Around 10:50 pm One rocket was intercepted by Israel's Iron Dome missile defence system over Ashdod.

== October ==
In October, Palestinians fired five rockets into Israel.

October 4

Around 11:30 pm Two rockets fired from the Gaza Strip, one exploded in open area in Eshkol region. The second failed to cross the border and landed short in Gaza.

October 10

Around 00:50am One rocket fired from Gaza landed inside Israel in open area near the border. Sirens sounded in Eshkol region. No injuries or damage reported.

Around 11:00 pm One rocket was intercepted over Ashkelon by Israel's Iron Dome missile defence system.

October 11

Around 8:50 pm One rocket fired from Gaza at southern Israel, landed short in Gaza.

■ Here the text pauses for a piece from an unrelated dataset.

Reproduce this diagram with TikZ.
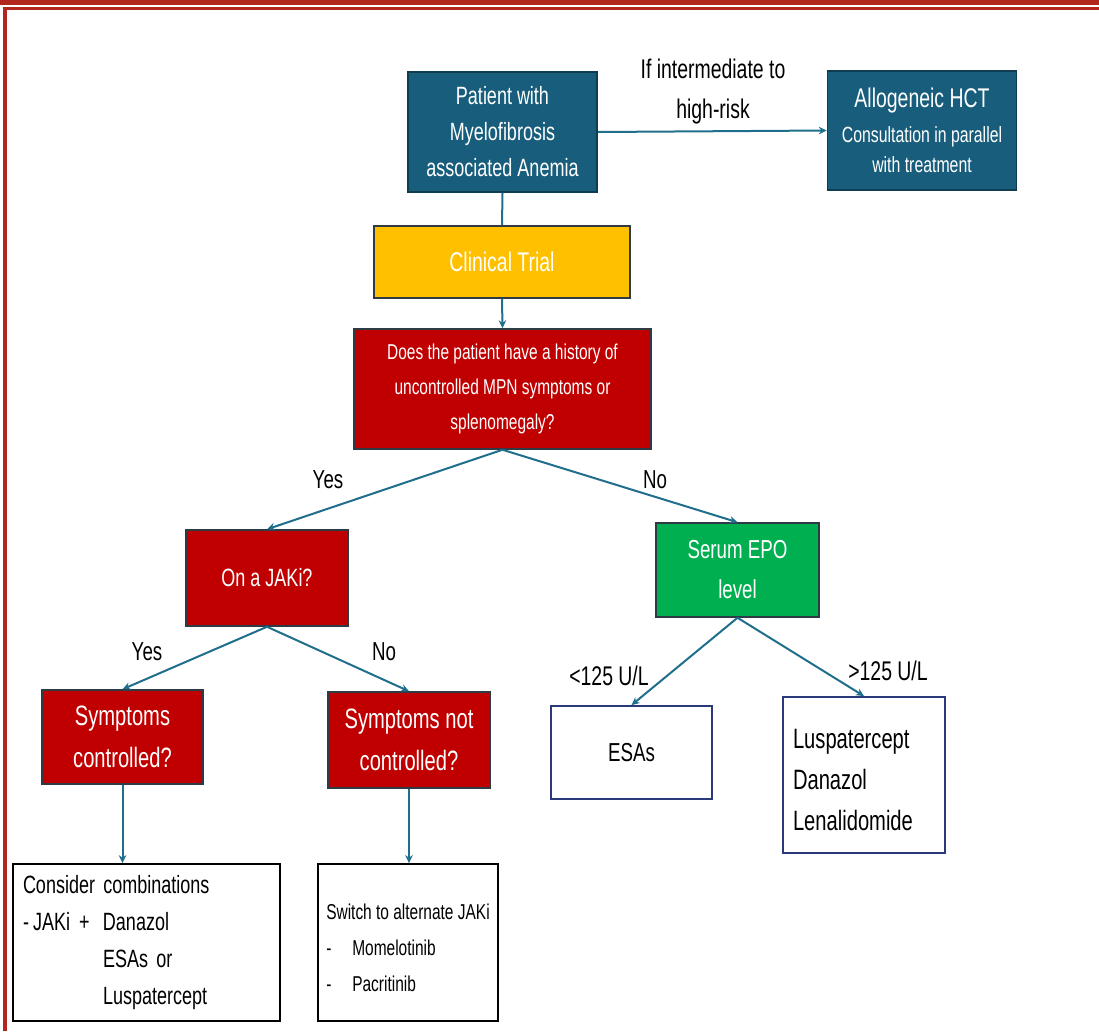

Around 11:00 pm One rocket fired from Gaza landed inside Israel in open area in the Eshkol region. No injuries were reported.

October 17

IDF forces discovered a rocket launched from the Gaza Strip which landed in an open area in Israel. Engineering Corps defused the projectile.

October 21

Around 6:52 pm One rocket fired from Gaza landed in open area in Sha'ar Hanegev regional council.

October 26

Around 7:05 pm One rocket fired from Gaza landed in open area in Sha'ar Hanegev regional council.

== November ==
November 8

Around 7:29 pm One rocket fired from Gaza landed in open area in Sha'ar Hanegev regional council.

November 17

In the evening one rocket fired from Gaza landed near the border.

November 23

In the early hours of the morning one rocket fired from Gaza landed in an open area in the Eshkol regional council.

== December ==
December 13

Around 8:08 pm One rocket fired from Gaza landed in open area in Sha'ar Hanegev regional council.

December 17

Around 6:41 pm Three rockets fired from Gaza, one landed in open area in Sha'ar Hanegev regional council, two fall outside Israel. A day before bomb exploded on IDF patrol without causing injures.